Whom did you build this for?

The Onion Dilemma

I recently spoke with a friend who poured his heart into growing onions. He grew a magnificent crop, but as he looked at his harvest, he realised the hardest part wasn't the soil or the water; it was the realisation that he now had to go out and find a market.

He had the product, but he hadn't identified the person.

In real estate, we see this constantly. We see developers break ground on luxury high-rises in a market screaming for affordable middle-class housing. We see homeowners over-capitalise on renovations that suit their specific, niche tastes but alienate every future buyer in Harare. We build the "perfect" thing, only to realise we built it for a ghost.

The Trap of "Perfect"

Why do we do this? Often, it’s because we let perfect stand in the way of good.

We get so caught up in the craft, the building, the growing, the technical excellence and then we forget that a product only has value if it solves a problem for someone else.

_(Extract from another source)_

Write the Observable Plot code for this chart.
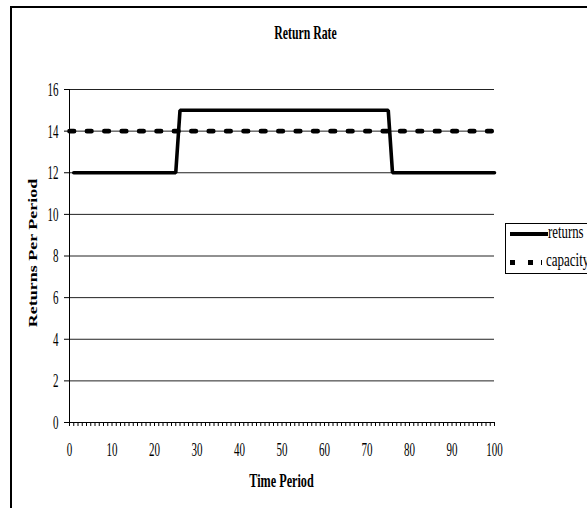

  • The "Perfect" Product: Is often a monument to the builder's ego.

  • The "Good" Product: Is a bridge to the customer’s needs.

If you are building a real estate portfolio, or even just preparing a single property for sale, ask yourself the hard question before you lay the first brick: Who is going to live here? What is their daily commute like? What keeps them up at night?

Looking "After the Fact"

If you find yourself looking for a market after the product is finished, you aren't an entrepreneur; you’re a gambler.

The most successful projects in our city aren't always the flashiest. They are the ones who knew exactly who they were for before the foundation was even poured. They didn't build for "everyone"; they built for someone.

So, as you look at your current project, whether it's a house, a business, or a dream—I ask you: Whom are you building for?